=== MATERIAL ===

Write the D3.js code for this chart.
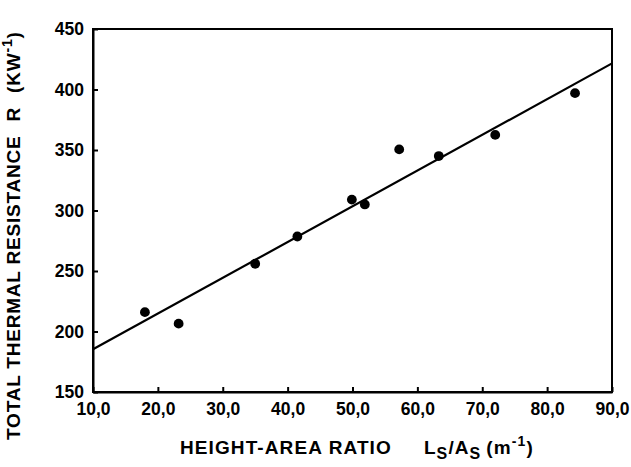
<!DOCTYPE html>
<html>
<head>
<meta charset="utf-8">
<script src="https://cdn.jsdelivr.net/npm/d3@7"></script>
<style>
  body { margin: 0; background: #fff; }
  svg text { font-family: "Liberation Sans", Arial, sans-serif; font-weight: bold; fill: #000; }
</style>
</head>
<body>
<svg id="chart" width="631" height="467"></svg>
<script>
const WIDTH = 631;
const HEIGHT = 467;
const margin = { top: 29, right: 19, bottom: 75, left: 93 };

// measured points
const ratio = [18.0, 23.2, 35.0, 41.5, 49.9, 51.9, 57.2, 63.3, 72.0, 84.3];
const resistance = [216, 206.5, 256, 278.5, 309, 305, 350.5, 345, 362.5, 397];

// regression line end points
const fitX = [10, 90];
const fitY = [185.3, 421.6];

const xTicks = [10, 20, 30, 40, 50, 60, 70, 80, 90];
const yTicks = [150, 200, 250, 300, 350, 400, 450];

const svg = d3.select("#chart");
const innerW = WIDTH - margin.left - margin.right;
const innerH = HEIGHT - margin.top - margin.bottom;

const g = svg.append("g").attr("transform", `translate(${margin.left},${margin.top})`);

const xScale = d3.scaleLinear().domain([10, 90]).range([0, innerW]);
const yScale = d3.scaleLinear().domain([150, 450]).range([innerH, 0]);

// frame
g.append("rect")
  .attr("width", innerW)
  .attr("height", innerH)
  .attr("fill", "none")
  .attr("stroke", "#000")
  .attr("stroke-width", 2);

const xAxis = d3.axisBottom(xScale)
  .tickValues(xTicks)
  .tickSizeInner(-5)
  .tickSizeOuter(0)
  .tickPadding(11)
  .tickFormat(d => d3.format(".1f")(d).replace(".", ","));

const yAxis = d3.axisLeft(yScale)
  .tickValues(yTicks)
  .tickSizeInner(-5)
  .tickSizeOuter(0)
  .tickPadding(9);

const gx = g.append("g").attr("transform", `translate(0,${innerH})`).call(xAxis);
const gy = g.append("g").call(yAxis);

[gx, gy].forEach(a => {
  a.select(".domain").attr("stroke", "#000").attr("stroke-width", 2);
  a.selectAll(".tick line").attr("stroke", "#000").attr("stroke-width", 2);
  a.selectAll(".tick text")
    .style("font-size", "17.5px")
    .style("font-family", "'Liberation Sans', Arial, sans-serif")
    .style("font-weight", "bold");
});

// fitted line
const line = d3.line().x(d => xScale(d[0])).y(d => yScale(d[1]));
g.append("path")
  .datum(d3.zip(fitX, fitY))
  .attr("d", line)
  .attr("fill", "none")
  .attr("stroke", "#000")
  .attr("stroke-width", 2.2);

// data points
g.selectAll("circle")
  .data(d3.zip(ratio, resistance))
  .enter()
  .append("circle")
  .attr("cx", d => xScale(d[0]))
  .attr("cy", d => yScale(d[1]))
  .attr("r", 4.9)
  .attr("fill", "#000");

// x axis title
const xt = svg.append("text")
  .attr("x", 180)
  .attr("y", 454)
  .style("font-size", "19px")
  .style("letter-spacing", "1.1px");
xt.append("tspan").text("HEIGHT-AREA RATIO");
xt.append("tspan").attr("dx", 32).text("L");
xt.append("tspan").attr("dy", 5).style("font-size", "16px").text("S");
xt.append("tspan").attr("dy", -5).text("/A");
xt.append("tspan").attr("dy", 5).style("font-size", "16px").text("S");
xt.append("tspan").attr("dy", -5).attr("dx", 5).text("(m");
xt.append("tspan").attr("dy", -8).style("font-size", "14px").text("-1");
xt.append("tspan").attr("dy", 8).text(")");

// y axis title
const yt = svg.append("text")
  .attr("transform", "translate(20,440) rotate(-90)")
  .style("font-size", "19px")
  .style("letter-spacing", "0.8px");
yt.append("tspan").text("TOTAL THERMAL RESISTANCE");
yt.append("tspan").attr("dx", 14).text("R");
yt.append("tspan").attr("dx", 14).text("(KW");
yt.append("tspan").attr("dy", -8).style("font-size", "14px").text("-1");
yt.append("tspan").attr("dy", 8).text(")");
</script>
</body>
</html>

=== WRITTEN REQUEST ===
Reproduce the material above from its first line through the line containing "75, left: 93", both ends included, and skip every picture.

=== OUTPUT BELOW ===
Write the D3.js code for this chart.
<!DOCTYPE html>
<html>
<head>
<meta charset="utf-8">
<script src="https://cdn.jsdelivr.net/npm/d3@7"></script>
<style>
  body { margin: 0; background: #fff; }
  svg text { font-family: "Liberation Sans", Arial, sans-serif; font-weight: bold; fill: #000; }
</style>
</head>
<body>
<svg id="chart" width="631" height="467"></svg>
<script>
const WIDTH = 631;
const HEIGHT = 467;
const margin = { top: 29, right: 19, bottom: 75, left: 93 };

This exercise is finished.